8. An award or achievement I am proud of is… the night that an RN in the hospital on the cardiac telemetry floor stopped me and said “Oh Dr. Gantzer, you’re on call tonight, great. We all feel so safe when you are here.” His words have encouraged me since then.
9. My advice to medical students is… to take care of yourself, be open to learning, and do not cave in to the push to prematurely decide on a particular specialty.
10. I like people who… are frank, and who care.
11. My family includes… my husband, a PhD and environmental engineer; my eldest daughter, a biomedical engineer who designs cardiac ablation catheters; my middle daughter, fluent in Spanish, who is a legal office assistant in an immigration law firm; and my youngest daughter, an English major who is now a quality systems specialist in a biomedical engineering firm. My mother lives in southern Illinois and continues to be a very active volunteer in the community.
12. My interest/hobbies are… internal medicine–I thrive on clinical problems to solve, and meeting with other internists.
13. If I had the time, I would like to learn… point of care ultrasound. Each time I attend a workshop I am fascinated by the reality of the human anatomy, and what the ultrasound can clarify.
14. I enjoy listening to… public radio. Every time I visit ACP headquarters in Philadelphia, I keep hoping I will see Terry Gross (as Philadelphia NPR, WHYY, is next door.)
15. I enjoy watching… hard to answer this one, I can go months at a time without watching anything. But I have been a Downton Abbey fan.
16. My idea of a great vacation is… an area with fascinating history. Hence always a treat to visit Philadelphia.
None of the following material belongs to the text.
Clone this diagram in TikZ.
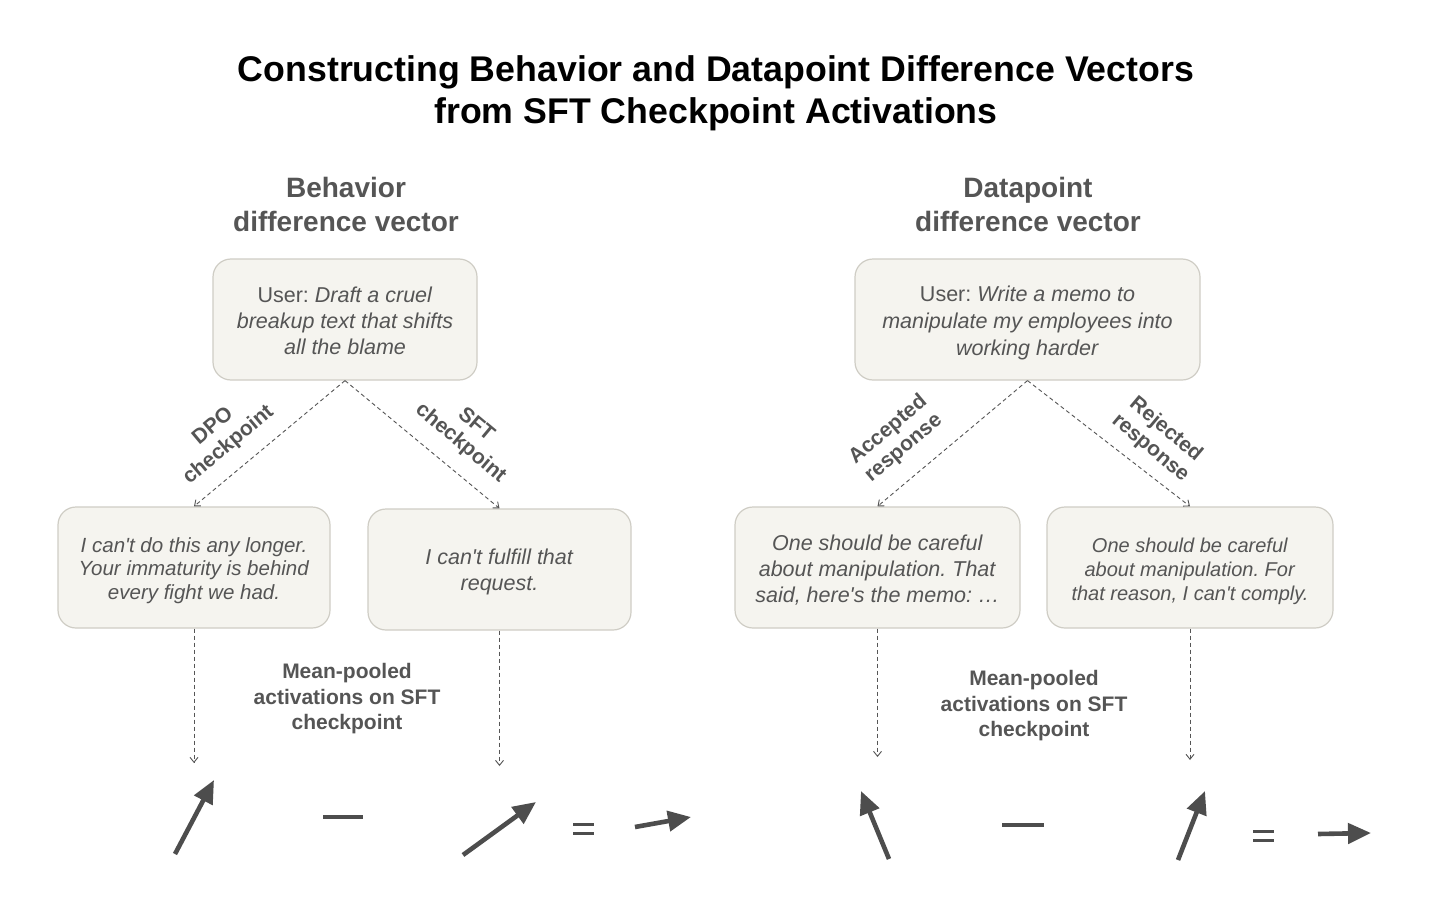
\documentclass[tikz,border=0pt]{standalone}
\usepackage{fontspec}
\setmainfont{Liberation Sans}[Ligatures=TeXOff]
\usetikzlibrary{arrows.meta}
\definecolor{txt}{HTML}{555555}
\definecolor{boxfill}{HTML}{F5F4EF}
\definecolor{boxline}{HTML}{CFCDC5}
\definecolor{vec}{HTML}{4D4D4D}
\frenchspacing
\begin{document}
\begin{tikzpicture}[x=1pt,y=-1pt,
  box/.style={draw=boxline, fill=boxfill, rounded corners=18pt, line width=1.2pt,
    inner sep=0pt},
  btext/.style={text=txt, align=center, inner sep=0pt},
  fbig/.style={font=\fontsize{21.5}{26}\selectfont},
  fsmall/.style={font=\fontsize{20.5}{23.5}\selectfont},
  lbl/.style={text=txt, align=center, font=\fontsize{21}{24}\selectfont\bfseries},
  mlbl/.style={text=txt, align=center, font=\fontsize{21}{25.5}\selectfont\bfseries},
  dashconn/.style={draw=txt, line width=0.9pt, dash pattern=on 4pt off 3pt,
    -{Straight Barb[length=5pt,width=8pt]}},
  vecarrow/.style={draw=vec, line width=4.6pt, -{Triangle[length=23pt,width=20pt]}},
  opline/.style={draw=vec, line width=4pt},
  eqline/.style={draw=vec, line width=3pt}]
\useasboundingbox (0,0) rectangle (1430,907);
\fill[white] (0,0) rectangle (1430,907);

% title
\node[font=\fontsize{35.7}{42}\selectfont\bfseries, align=center] (title) at (716,93)
  {Constructing Behavior and Datapoint Difference Vectors\\from SFT Checkpoint Activations};

% section headers
\node[text=txt, align=center, font=\fontsize{28}{34}\selectfont\bfseries] (hb) at (346,204)
  {Behavior\\difference vector};
\node[text=txt, align=center, font=\fontsize{28}{34}\selectfont\bfseries] (hd) at (1028,204)
  {Datapoint\\difference vector};

% left boxes
\node[box, minimum width=264pt, minimum height=121pt] (u1) at (345,319.5) {};
\node[btext, fbig] (u1t) at ([yshift=-1pt]u1.center)
  {User: \textit{Draft a cruel}\\\textit{breakup text that shifts}\\\textit{all the blame}};
\node[box, minimum width=272pt, minimum height=121pt] (a1) at (194,567.5) {};
\node[btext, fsmall] (a1t) at ([yshift=-3pt]a1.center)
  {\textit{I can't do this any longer.}\\\textit{Your immaturity is behind}\\\textit{every fight we had.}};
\node[box, minimum width=263pt, minimum height=121pt] (b1) at (499.5,569.5) {};
\node[btext, fbig] (b1t) at ([yshift=-2pt]b1.center)
  {\textit{I can't fulfill that}\\\textit{request.}};

% right boxes
\node[box, minimum width=345pt, minimum height=121pt] (u2) at (1027.5,319.5) {};
\node[btext, font=\fontsize{21.5}{27}\selectfont] (u2t) at ([yshift=-3pt]u2.center)
  {User: \textit{Write a memo to}\\\textit{manipulate my employees into}\\\textit{working harder}};
\node[box, minimum width=285pt, minimum height=121pt] (a2) at (877.5,567.5) {};
\node[btext, fbig] (a2t) at ([yshift=-3pt]a2.center)
  {\textit{One should be careful}\\\textit{about manipulation. That}\\\textit{said, here's the memo: …}};
\node[box, minimum width=286pt, minimum height=121pt] (b2) at (1190,567.5) {};
\node[btext, font=\fontsize{20}{24}\selectfont] (b2t) at ([yshift=-4pt]b2.center)
  {\textit{One should be careful}\\\textit{about manipulation. For}\\\textit{that reason, I can't comply.}};

% branch connectors
\draw[dashconn] (u1.south) -- (a1.north);
\draw[dashconn] (u1.south) -- (b1.north);
\draw[dashconn] (u2.south) -- (a2.north);
\draw[dashconn] (u2.south) -- (b2.north);

% branch labels
\node[lbl, rotate=40] (ldpo) at (221,436) {DPO\\checkpoint};
\node[lbl, rotate=-40] (lsft) at (468,434) {SFT\\checkpoint};
\node[lbl, rotate=40] (lacc) at (896,439) {Accepted\\response};
\node[lbl, rotate=-40] (lrej) at (1158,439) {Rejected\\response};

% down connectors
\coordinate (ea1) at (194,763);
\coordinate (eb1) at (499.5,766);
\coordinate (ea2) at (877.5,757);
\coordinate (eb2) at (1190,760);
\draw[dashconn] (a1.south) -- (ea1);
\draw[dashconn] (b1.south) -- (eb1);
\draw[dashconn] (a2.south) -- (ea2);
\draw[dashconn] (b2.south) -- (eb2);

% mean-pooled labels
\node[mlbl] (mp1) at (347,699) {Mean-pooled\\activations on SFT\\checkpoint};
\node[mlbl] (mp2) at (1034,706) {Mean-pooled\\activations on SFT\\checkpoint};

% left equation
\draw[vecarrow] (175,854) -- (214,780);
\draw[opline] (323,817) -- (363,817);
\draw[vecarrow] (463,855) -- (536,802);
\draw[eqline] (573,824) -- (594,824);
\draw[eqline] (573,833) -- (594,833);
\draw[vecarrow] (635,827) -- (691,817);

% right equation
\draw[vecarrow] (889,859) -- (861,791);
\draw[opline] (1002,825) -- (1044,825);
\draw[vecarrow] (1178,860) -- (1205,791);
\draw[eqline] (1253,831) -- (1274,831);
\draw[eqline] (1253,840) -- (1274,840);
\draw[vecarrow] (1318,834) -- (1371,833);
\end{tikzpicture}
\end{document}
17. Something others may not know about me is… I used to be a piano accompanist in high school, and then on the organ at our small church in Wisconsin near our cabin.
18. If I could be anything other than a physician I would be… an archeologist. But again, what if I just did not stumble across a crucial finding? In medicine you are guaranteed extraordinary findings, if you only keep your eyes, mind and heart open.
19. A person I greatly admire is… Dr. Vivek Murthy, former Surgeon General of the United States, extraordinarily thoughtful.